The part I’m currently struggling with is moving an object in a 3D environment using the mouse. Essentially drag and drop in 3D. To do this you need to use something called raycasting. In the simplest of terms the concept is to cast a ray from a specific point on the screen (in this case the mouse pointer location) to a point in the game world and translate the originating point to a relative world point. I’m currently struggling with this as there seems to be a lot of drift as I reach the edges of the screen. I assumed (and would like) that it worked in a way whereby the object would appear stuck to the mouse, but it seems like it translating the mouse movement from its originating point of the first click into a distance that the object is moved i.e. that the if the object moves a 25% up the screen, the object moves 25% across the game world. This means that I have to keep picking up and dragging the object until it finally gets to the desired point. I am pretty certain that this is not the normal behaviour of raycasting so I am assuming I’m missing something in the code.
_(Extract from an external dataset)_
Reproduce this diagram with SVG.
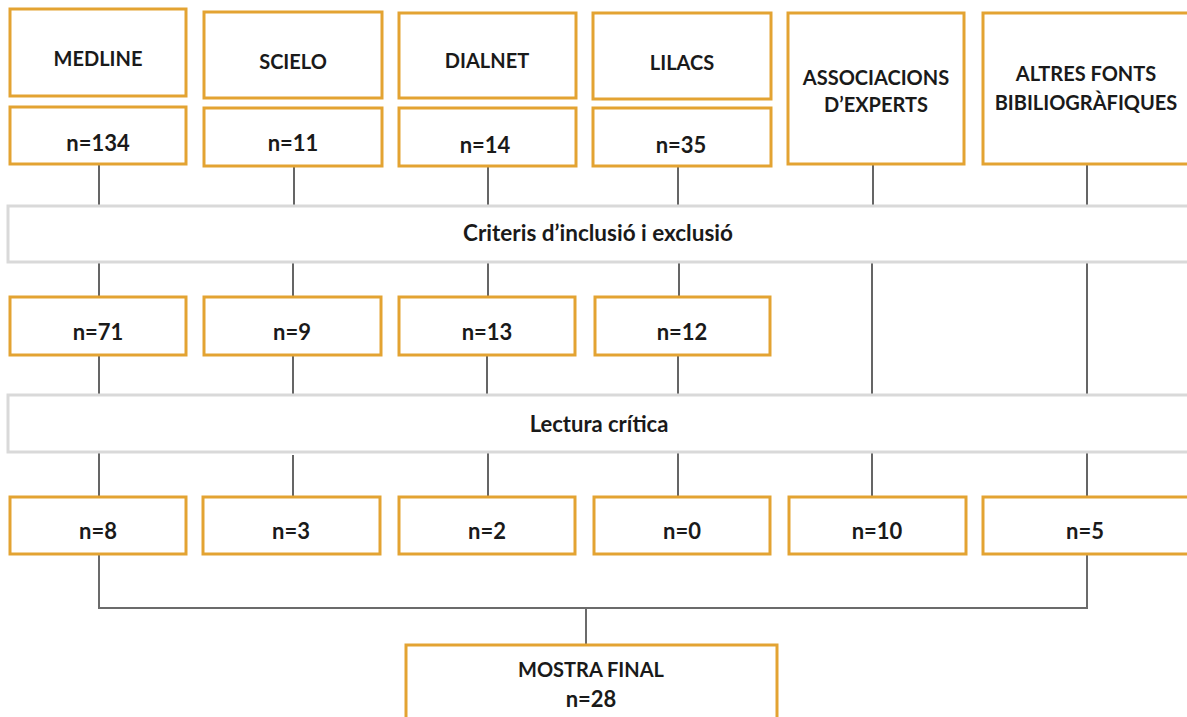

My current theories are that either I am somehow measuring the mouse’s movement rather than location or that by only moving in 2 dimensions (i.e. it slides across the gym floor rather than floating up as well) the raycasting doesn’t work how I expect it to.
Last week had a nice eureka moment for Project ZATO which opened the gates for a nice flurry of game mechanics being added and really taking the prototype forward, I’m hoping for the same this week with Gym Empire!